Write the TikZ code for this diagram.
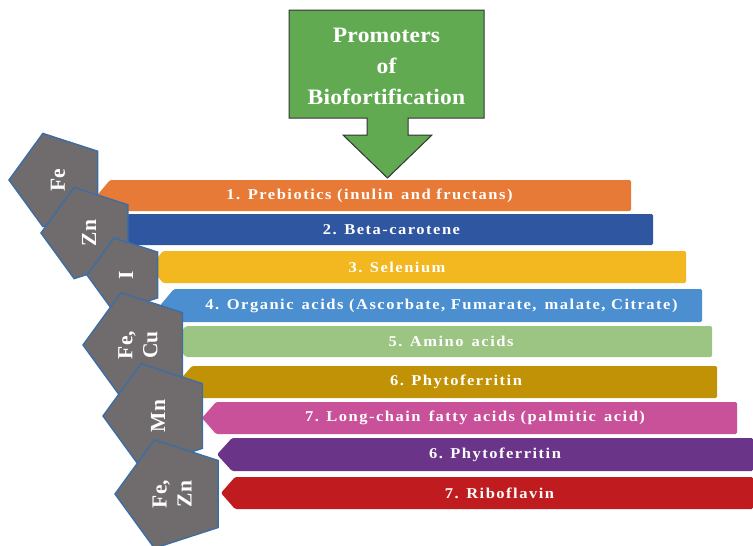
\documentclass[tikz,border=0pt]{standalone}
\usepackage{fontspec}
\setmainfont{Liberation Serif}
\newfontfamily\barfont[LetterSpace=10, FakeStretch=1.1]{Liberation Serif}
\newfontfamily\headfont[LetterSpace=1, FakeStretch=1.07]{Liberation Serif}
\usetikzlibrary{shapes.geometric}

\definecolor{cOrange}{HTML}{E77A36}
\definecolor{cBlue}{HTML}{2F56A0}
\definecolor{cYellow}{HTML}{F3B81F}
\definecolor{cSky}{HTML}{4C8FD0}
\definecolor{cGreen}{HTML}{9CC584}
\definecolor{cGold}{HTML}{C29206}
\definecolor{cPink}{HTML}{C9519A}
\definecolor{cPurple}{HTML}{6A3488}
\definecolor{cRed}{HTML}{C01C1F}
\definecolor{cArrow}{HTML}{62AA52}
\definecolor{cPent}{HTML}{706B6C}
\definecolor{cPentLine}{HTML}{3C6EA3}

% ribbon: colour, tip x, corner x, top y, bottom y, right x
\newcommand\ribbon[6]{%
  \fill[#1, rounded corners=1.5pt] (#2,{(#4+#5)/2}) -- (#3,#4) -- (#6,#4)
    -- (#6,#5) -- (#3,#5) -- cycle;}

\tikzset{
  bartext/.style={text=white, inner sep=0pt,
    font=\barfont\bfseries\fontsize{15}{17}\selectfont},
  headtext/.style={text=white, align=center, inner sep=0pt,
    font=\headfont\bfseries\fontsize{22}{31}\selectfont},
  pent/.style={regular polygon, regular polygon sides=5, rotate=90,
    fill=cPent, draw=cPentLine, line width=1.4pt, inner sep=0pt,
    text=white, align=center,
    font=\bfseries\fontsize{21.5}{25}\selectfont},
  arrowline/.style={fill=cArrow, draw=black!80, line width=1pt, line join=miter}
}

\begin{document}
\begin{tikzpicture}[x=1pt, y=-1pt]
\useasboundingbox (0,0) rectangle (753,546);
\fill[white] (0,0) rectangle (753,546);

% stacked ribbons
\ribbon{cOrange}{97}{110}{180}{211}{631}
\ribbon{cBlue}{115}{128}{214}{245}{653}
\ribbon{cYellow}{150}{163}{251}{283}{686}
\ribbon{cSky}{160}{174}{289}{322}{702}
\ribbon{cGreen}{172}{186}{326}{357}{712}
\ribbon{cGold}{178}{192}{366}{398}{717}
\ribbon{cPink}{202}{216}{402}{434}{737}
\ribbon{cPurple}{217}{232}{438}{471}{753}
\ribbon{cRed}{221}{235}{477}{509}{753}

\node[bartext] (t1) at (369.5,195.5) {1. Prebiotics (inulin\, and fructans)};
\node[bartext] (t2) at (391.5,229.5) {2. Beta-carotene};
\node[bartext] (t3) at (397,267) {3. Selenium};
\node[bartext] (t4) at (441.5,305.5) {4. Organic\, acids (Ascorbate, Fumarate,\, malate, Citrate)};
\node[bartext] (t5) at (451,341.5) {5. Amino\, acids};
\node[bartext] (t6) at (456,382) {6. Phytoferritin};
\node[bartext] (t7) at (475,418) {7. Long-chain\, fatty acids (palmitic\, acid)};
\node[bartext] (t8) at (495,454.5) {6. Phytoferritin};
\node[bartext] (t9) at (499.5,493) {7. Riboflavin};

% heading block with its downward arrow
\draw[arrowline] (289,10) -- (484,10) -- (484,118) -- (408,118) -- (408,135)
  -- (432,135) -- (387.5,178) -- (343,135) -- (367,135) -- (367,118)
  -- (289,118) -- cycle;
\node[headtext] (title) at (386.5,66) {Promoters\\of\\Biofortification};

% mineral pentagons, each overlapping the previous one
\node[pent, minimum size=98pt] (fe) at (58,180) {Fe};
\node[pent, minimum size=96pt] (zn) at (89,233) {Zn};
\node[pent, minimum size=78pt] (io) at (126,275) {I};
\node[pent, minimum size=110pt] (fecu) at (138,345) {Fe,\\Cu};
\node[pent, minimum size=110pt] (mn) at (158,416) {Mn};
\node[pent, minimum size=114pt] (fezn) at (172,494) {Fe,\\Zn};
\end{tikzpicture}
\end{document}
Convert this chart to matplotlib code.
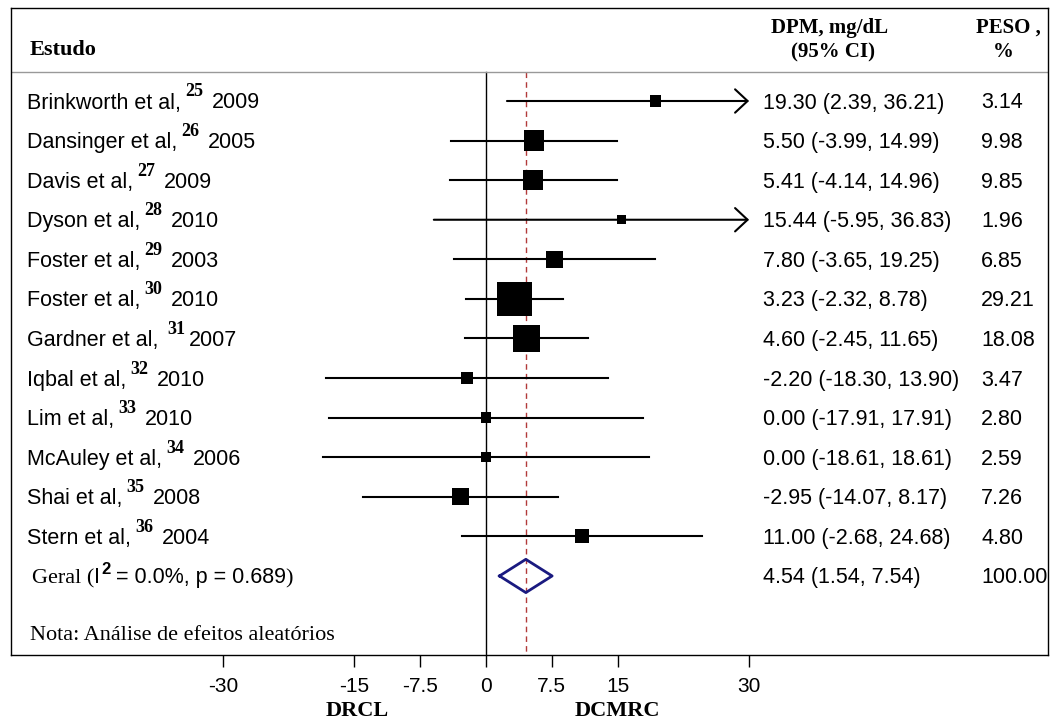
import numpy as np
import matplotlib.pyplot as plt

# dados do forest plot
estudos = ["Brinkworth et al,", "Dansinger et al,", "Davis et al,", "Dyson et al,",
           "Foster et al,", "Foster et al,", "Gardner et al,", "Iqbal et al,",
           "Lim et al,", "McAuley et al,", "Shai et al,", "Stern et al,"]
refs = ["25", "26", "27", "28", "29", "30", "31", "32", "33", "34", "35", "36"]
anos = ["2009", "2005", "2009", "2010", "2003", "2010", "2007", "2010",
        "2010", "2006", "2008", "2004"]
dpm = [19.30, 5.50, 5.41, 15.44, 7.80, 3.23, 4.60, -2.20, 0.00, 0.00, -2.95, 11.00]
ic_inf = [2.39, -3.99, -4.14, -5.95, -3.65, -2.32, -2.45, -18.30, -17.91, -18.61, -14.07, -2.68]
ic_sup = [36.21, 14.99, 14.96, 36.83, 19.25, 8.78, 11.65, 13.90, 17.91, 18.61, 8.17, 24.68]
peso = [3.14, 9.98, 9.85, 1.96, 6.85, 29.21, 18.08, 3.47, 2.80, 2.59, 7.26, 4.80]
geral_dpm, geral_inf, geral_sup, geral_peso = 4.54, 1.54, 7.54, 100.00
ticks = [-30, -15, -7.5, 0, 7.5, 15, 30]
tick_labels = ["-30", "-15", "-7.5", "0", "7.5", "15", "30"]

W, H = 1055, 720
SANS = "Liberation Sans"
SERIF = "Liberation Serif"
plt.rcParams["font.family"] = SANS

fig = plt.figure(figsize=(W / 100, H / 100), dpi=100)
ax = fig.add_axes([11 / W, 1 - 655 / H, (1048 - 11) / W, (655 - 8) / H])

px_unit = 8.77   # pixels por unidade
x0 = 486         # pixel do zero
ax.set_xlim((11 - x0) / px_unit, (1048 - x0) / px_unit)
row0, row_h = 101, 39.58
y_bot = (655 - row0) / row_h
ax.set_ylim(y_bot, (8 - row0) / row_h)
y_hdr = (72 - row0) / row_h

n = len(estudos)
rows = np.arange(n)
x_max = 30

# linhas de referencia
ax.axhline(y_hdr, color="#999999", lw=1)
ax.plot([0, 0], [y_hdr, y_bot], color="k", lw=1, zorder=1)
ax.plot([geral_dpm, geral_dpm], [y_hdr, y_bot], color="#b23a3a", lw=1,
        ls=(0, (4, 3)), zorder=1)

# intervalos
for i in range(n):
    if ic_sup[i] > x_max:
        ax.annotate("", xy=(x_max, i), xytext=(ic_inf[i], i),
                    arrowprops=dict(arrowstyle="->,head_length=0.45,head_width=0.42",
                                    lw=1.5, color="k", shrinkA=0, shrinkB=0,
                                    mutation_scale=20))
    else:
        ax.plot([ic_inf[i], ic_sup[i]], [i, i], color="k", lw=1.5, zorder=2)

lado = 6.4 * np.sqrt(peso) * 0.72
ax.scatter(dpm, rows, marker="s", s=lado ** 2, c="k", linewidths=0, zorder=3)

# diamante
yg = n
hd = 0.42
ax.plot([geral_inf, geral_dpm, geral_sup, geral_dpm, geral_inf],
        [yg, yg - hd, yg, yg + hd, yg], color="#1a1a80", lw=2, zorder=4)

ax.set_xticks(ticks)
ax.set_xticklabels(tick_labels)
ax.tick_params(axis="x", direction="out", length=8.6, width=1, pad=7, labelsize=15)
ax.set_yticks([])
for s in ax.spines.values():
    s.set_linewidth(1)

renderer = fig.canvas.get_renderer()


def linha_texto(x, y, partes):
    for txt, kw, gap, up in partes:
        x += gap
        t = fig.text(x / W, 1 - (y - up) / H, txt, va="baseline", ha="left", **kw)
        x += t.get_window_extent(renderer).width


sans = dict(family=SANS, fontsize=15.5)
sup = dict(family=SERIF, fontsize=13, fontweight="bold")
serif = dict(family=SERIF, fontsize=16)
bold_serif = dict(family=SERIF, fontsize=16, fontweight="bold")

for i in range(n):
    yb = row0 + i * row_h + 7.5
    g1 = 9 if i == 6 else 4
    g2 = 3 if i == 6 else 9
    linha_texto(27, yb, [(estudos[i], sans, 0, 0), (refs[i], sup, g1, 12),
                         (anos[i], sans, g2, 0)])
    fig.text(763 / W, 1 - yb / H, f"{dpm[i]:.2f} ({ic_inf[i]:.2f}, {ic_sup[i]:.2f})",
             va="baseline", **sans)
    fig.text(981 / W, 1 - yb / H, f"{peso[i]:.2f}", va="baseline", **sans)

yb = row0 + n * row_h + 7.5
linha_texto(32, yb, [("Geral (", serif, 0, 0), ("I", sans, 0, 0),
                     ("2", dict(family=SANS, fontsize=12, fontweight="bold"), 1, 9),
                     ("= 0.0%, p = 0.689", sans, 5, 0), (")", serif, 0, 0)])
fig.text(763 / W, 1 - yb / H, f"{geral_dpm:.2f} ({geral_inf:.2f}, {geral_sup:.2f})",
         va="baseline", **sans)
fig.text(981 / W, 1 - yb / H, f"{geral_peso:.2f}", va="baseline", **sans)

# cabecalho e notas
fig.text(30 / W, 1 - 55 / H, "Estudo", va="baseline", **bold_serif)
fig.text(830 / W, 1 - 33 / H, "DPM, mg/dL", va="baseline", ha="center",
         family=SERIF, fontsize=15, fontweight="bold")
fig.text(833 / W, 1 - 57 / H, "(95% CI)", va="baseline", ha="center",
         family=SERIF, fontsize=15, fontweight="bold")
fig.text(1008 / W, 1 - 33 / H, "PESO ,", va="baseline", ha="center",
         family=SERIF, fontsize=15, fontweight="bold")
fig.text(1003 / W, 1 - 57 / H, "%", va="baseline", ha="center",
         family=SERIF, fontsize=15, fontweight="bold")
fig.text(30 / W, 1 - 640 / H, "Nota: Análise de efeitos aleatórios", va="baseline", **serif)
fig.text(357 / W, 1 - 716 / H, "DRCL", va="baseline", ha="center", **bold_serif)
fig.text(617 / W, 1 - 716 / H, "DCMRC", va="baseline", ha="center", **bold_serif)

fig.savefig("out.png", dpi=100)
====
[What is asked] From the entries above, extract every line where the word "code" appears.

[Exercise answer]
Write the TikZ code for this diagram.
Convert this chart to matplotlib code.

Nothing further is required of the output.